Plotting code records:

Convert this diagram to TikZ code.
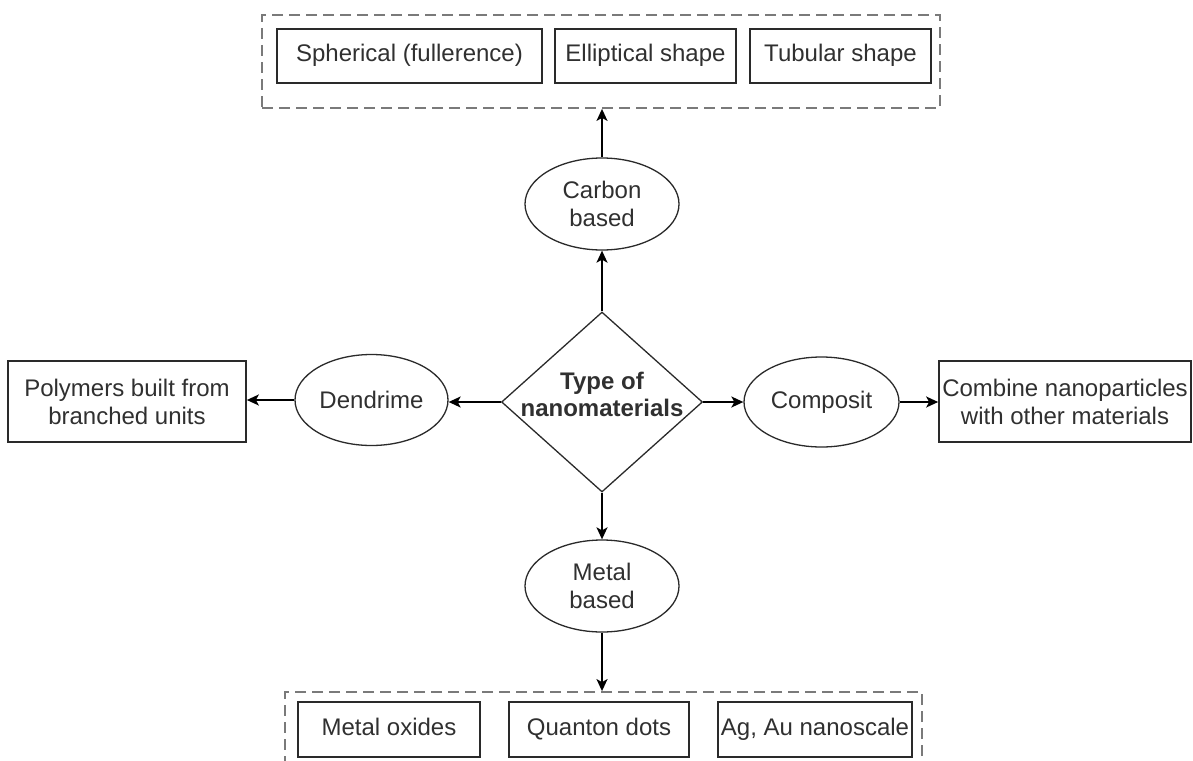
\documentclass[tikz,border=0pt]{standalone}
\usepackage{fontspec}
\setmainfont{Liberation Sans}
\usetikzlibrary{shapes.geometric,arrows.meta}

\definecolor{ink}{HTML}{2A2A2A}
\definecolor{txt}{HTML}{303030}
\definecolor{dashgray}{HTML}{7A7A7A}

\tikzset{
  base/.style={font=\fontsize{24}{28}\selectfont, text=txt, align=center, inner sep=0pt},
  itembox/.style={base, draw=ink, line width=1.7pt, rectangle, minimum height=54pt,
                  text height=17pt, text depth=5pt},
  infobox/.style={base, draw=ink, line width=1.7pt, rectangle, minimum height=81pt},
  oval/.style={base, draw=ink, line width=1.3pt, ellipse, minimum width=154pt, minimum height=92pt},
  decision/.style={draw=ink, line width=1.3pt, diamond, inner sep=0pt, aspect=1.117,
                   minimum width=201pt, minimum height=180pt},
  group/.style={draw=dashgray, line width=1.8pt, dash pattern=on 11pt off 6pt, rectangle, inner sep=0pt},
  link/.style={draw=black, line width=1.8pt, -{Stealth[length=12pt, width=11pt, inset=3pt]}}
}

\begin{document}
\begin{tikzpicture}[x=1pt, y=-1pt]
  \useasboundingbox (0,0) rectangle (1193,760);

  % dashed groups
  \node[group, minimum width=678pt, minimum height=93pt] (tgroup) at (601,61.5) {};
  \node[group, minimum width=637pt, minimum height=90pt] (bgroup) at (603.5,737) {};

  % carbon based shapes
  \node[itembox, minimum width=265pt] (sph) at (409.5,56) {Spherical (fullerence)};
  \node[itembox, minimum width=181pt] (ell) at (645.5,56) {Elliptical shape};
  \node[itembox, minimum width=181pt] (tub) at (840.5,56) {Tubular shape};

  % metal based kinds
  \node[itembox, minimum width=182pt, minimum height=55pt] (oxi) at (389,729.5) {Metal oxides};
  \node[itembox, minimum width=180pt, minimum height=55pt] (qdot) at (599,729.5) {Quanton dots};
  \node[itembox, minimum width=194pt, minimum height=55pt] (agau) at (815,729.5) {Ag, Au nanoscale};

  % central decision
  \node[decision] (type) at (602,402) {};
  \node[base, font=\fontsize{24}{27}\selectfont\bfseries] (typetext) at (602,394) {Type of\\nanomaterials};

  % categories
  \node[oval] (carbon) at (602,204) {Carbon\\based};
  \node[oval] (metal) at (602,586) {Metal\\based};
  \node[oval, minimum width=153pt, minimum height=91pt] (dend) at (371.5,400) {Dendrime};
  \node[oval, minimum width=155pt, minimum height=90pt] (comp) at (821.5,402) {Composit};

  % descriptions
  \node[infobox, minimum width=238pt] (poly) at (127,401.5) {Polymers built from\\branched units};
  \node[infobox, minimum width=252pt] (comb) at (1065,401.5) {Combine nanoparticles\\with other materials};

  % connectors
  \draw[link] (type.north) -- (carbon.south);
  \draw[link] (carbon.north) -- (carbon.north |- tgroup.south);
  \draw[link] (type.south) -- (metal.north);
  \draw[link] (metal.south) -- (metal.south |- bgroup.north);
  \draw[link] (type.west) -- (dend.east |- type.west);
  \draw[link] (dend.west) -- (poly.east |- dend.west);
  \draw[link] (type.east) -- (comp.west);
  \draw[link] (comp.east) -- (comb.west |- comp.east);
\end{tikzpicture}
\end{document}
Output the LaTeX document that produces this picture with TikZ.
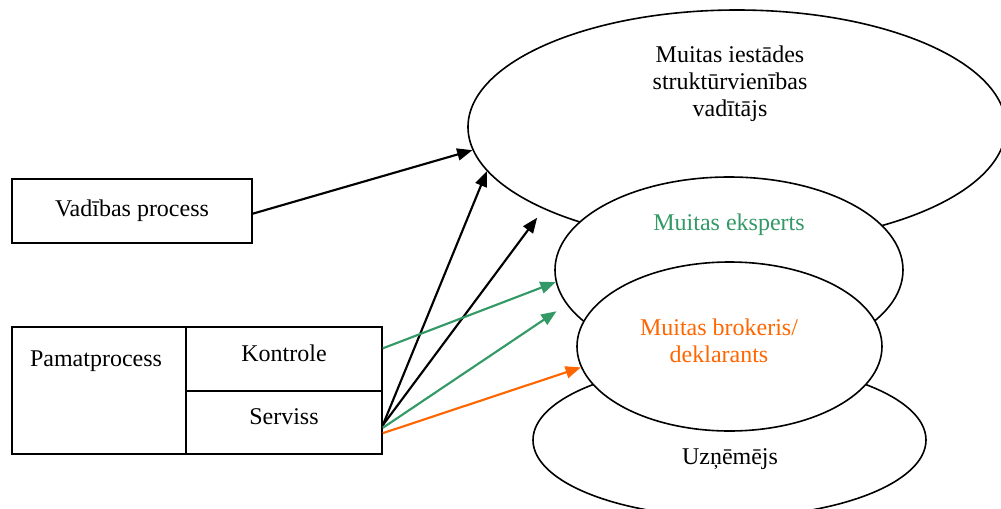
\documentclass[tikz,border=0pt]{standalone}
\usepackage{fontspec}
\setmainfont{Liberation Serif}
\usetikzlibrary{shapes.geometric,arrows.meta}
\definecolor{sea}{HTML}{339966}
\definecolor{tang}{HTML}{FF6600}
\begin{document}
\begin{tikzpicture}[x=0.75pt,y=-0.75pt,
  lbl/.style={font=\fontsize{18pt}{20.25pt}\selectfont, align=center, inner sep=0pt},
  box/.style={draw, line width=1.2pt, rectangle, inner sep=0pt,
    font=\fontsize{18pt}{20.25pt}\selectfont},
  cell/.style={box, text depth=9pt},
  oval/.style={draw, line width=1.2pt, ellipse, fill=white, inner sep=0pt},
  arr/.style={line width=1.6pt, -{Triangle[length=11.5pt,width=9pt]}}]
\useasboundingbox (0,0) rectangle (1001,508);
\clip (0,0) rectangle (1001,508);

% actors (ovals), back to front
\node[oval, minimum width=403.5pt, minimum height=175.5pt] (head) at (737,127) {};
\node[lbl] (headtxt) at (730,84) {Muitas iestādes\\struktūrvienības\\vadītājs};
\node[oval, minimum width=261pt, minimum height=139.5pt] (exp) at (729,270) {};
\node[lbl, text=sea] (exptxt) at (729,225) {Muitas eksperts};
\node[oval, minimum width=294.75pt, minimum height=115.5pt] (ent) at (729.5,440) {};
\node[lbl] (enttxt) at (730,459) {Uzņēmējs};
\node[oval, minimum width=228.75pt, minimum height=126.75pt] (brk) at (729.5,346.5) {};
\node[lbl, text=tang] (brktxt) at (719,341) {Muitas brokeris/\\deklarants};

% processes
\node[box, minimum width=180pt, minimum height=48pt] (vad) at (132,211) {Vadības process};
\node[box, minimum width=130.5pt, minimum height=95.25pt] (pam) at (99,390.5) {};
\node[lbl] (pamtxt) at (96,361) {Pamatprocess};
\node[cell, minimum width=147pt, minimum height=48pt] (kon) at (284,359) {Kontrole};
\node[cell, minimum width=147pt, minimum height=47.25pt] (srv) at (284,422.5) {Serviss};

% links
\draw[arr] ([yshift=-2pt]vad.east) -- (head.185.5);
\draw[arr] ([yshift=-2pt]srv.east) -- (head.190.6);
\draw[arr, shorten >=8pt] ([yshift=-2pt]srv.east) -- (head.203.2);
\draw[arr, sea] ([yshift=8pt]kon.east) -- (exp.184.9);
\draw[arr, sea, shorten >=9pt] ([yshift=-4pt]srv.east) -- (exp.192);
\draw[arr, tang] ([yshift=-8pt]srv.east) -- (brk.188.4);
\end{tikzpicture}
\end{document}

--

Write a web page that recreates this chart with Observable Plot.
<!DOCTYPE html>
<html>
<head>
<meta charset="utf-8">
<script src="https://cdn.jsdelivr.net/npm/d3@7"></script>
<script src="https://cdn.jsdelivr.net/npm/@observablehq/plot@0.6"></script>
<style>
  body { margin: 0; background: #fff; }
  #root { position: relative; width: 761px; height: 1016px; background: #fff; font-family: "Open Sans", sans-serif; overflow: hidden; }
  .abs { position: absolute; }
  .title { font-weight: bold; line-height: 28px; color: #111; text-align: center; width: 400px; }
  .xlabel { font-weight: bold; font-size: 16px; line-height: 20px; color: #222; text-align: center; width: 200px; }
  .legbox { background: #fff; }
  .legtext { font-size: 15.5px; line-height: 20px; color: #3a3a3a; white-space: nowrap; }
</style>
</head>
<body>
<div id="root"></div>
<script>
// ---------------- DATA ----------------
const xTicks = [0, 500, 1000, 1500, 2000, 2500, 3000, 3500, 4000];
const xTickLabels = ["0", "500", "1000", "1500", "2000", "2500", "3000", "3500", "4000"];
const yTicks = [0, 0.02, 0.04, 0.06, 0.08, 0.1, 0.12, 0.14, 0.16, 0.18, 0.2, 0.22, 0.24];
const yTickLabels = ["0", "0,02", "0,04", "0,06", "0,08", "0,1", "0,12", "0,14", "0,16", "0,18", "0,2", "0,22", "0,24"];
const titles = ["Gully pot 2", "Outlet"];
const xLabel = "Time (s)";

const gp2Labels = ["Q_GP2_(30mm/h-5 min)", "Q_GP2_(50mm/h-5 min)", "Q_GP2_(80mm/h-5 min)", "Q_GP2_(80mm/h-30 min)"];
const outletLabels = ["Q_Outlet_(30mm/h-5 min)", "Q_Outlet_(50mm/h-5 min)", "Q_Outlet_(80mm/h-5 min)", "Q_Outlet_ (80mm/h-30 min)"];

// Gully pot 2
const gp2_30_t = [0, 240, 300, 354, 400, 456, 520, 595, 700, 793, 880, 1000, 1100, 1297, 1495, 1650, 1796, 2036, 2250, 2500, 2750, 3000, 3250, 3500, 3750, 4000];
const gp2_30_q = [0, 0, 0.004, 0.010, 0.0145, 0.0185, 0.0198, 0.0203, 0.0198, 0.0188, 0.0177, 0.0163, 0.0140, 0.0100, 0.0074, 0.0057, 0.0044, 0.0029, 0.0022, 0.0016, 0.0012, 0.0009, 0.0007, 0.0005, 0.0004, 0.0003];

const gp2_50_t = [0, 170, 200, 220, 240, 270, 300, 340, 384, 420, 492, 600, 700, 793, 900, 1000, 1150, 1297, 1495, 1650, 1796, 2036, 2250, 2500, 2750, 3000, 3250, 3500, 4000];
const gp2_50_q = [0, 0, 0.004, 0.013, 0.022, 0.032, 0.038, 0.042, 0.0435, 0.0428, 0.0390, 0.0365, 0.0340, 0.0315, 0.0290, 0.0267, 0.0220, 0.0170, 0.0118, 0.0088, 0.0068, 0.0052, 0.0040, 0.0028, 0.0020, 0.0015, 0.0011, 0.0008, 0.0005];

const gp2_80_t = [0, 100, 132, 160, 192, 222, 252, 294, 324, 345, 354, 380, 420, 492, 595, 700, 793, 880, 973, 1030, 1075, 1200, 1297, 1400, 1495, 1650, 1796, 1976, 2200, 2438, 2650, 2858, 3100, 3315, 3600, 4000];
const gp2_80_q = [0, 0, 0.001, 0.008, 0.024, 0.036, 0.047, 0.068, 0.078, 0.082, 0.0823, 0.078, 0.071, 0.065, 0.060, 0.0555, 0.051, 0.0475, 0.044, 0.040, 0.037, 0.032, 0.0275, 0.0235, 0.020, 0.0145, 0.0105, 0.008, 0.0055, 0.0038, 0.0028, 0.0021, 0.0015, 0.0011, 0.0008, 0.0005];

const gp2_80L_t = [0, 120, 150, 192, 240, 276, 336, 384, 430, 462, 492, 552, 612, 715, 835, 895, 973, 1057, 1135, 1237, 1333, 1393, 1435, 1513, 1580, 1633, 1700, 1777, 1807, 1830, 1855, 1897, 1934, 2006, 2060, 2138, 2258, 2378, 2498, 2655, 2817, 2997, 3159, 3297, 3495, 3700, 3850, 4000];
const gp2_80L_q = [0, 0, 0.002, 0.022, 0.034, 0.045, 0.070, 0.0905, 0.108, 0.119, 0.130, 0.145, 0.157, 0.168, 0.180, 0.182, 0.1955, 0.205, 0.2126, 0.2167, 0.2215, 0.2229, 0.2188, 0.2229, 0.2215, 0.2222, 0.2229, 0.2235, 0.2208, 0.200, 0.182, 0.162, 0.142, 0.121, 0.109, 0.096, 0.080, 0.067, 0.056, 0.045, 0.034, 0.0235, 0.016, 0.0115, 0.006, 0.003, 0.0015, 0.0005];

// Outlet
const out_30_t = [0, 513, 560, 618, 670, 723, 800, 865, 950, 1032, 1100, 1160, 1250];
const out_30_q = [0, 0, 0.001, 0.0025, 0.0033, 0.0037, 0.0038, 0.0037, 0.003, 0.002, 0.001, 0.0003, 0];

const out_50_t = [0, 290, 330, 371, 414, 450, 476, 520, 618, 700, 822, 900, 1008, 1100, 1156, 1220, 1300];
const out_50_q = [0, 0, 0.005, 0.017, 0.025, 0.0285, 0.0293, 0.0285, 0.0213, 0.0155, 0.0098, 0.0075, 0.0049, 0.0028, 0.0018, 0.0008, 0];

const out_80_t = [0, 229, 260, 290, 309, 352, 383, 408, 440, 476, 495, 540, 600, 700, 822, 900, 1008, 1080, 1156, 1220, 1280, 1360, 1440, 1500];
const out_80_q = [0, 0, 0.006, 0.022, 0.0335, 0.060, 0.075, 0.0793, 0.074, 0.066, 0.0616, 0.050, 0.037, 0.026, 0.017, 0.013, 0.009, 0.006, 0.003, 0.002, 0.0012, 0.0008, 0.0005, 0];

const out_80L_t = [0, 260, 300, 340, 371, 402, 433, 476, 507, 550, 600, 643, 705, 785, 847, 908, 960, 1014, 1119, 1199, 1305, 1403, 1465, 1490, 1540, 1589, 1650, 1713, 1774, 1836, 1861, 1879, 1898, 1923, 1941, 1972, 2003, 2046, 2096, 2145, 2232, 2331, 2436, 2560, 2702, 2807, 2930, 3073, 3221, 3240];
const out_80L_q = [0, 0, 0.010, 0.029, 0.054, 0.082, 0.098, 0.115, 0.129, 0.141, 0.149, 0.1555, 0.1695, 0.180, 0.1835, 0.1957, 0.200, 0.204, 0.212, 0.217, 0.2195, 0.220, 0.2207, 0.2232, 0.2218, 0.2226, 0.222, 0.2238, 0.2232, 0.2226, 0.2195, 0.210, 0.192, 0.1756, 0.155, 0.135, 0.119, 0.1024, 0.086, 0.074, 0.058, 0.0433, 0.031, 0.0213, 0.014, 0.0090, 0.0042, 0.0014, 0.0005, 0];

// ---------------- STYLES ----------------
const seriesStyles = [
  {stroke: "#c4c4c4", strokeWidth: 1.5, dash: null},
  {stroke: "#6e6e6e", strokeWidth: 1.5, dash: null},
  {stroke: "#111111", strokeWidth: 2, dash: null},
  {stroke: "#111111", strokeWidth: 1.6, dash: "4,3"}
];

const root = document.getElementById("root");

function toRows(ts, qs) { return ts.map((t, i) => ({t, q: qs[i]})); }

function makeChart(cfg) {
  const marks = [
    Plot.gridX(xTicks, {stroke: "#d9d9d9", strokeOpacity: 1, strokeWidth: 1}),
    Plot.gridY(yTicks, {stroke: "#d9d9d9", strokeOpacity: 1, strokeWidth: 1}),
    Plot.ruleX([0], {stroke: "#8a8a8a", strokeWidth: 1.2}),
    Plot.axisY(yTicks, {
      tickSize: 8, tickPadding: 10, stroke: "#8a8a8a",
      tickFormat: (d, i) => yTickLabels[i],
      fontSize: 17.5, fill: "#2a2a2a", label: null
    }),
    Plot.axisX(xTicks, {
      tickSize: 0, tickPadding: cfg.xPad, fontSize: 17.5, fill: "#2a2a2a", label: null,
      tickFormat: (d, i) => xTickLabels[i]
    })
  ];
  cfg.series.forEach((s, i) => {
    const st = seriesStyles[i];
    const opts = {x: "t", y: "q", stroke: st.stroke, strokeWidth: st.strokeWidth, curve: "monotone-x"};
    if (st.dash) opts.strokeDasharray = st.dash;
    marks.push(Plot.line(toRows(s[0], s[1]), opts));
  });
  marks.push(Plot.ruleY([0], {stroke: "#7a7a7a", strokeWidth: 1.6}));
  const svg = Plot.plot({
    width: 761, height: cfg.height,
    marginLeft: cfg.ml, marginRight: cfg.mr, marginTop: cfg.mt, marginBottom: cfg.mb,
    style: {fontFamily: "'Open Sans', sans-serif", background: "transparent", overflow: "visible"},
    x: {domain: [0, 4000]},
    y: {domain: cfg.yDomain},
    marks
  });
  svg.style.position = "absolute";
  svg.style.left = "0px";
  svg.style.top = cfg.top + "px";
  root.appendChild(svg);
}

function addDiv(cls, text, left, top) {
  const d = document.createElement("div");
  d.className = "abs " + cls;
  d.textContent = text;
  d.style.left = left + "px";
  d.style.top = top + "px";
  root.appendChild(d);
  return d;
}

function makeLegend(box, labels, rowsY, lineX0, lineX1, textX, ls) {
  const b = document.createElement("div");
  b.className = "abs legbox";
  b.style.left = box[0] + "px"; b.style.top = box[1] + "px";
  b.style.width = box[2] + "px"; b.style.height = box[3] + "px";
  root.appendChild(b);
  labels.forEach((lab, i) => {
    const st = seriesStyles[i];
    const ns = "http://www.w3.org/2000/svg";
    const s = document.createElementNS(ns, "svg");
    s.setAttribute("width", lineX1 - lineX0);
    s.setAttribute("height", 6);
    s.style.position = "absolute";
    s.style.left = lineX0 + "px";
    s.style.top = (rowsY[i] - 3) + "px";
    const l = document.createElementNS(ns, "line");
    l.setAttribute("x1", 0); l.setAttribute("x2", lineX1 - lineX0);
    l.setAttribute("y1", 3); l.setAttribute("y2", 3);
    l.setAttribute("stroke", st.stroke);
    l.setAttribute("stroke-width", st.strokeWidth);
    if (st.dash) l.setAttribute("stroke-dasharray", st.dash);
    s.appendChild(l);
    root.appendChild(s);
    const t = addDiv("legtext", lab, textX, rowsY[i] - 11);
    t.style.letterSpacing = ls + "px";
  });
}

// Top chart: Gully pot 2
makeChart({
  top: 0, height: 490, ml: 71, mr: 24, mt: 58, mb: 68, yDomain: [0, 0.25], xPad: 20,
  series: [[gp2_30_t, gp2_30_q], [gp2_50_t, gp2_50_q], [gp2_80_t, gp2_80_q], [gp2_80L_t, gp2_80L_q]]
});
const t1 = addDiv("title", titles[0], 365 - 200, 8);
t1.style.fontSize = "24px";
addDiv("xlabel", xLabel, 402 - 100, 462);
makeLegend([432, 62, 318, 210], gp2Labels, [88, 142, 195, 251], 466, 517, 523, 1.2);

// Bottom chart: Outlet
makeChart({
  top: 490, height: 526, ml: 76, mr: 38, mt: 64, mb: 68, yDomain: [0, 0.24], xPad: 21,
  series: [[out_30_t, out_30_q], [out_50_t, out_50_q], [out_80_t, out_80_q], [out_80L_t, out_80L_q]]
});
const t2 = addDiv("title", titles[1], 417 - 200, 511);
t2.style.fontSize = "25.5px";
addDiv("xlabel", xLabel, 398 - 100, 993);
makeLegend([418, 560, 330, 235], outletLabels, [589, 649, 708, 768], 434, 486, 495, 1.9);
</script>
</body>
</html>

* [Your goal]:
Keep to the stretch from the line containing "Output the LaTeX" through the line containing "text=tang] (brktxt) at", both ends included, and copy it exactly from the listing above, minus the pictures.

* [Correct response]:
Output the LaTeX document that produces this picture with TikZ.
\documentclass[tikz,border=0pt]{standalone}
\usepackage{fontspec}
\setmainfont{Liberation Serif}
\usetikzlibrary{shapes.geometric,arrows.meta}
\definecolor{sea}{HTML}{339966}
\definecolor{tang}{HTML}{FF6600}
\begin{document}
\begin{tikzpicture}[x=0.75pt,y=-0.75pt,
  lbl/.style={font=\fontsize{18pt}{20.25pt}\selectfont, align=center, inner sep=0pt},
  box/.style={draw, line width=1.2pt, rectangle, inner sep=0pt,
    font=\fontsize{18pt}{20.25pt}\selectfont},
  cell/.style={box, text depth=9pt},
  oval/.style={draw, line width=1.2pt, ellipse, fill=white, inner sep=0pt},
  arr/.style={line width=1.6pt, -{Triangle[length=11.5pt,width=9pt]}}]
\useasboundingbox (0,0) rectangle (1001,508);
\clip (0,0) rectangle (1001,508);

% actors (ovals), back to front
\node[oval, minimum width=403.5pt, minimum height=175.5pt] (head) at (737,127) {};
\node[lbl] (headtxt) at (730,84) {Muitas iestādes\\struktūrvienības\\vadītājs};
\node[oval, minimum width=261pt, minimum height=139.5pt] (exp) at (729,270) {};
\node[lbl, text=sea] (exptxt) at (729,225) {Muitas eksperts};
\node[oval, minimum width=294.75pt, minimum height=115.5pt] (ent) at (729.5,440) {};
\node[lbl] (enttxt) at (730,459) {Uzņēmējs};
\node[oval, minimum width=228.75pt, minimum height=126.75pt] (brk) at (729.5,346.5) {};
\node[lbl, text=tang] (brktxt) at (719,341) {Muitas brokeris/\\deklarants};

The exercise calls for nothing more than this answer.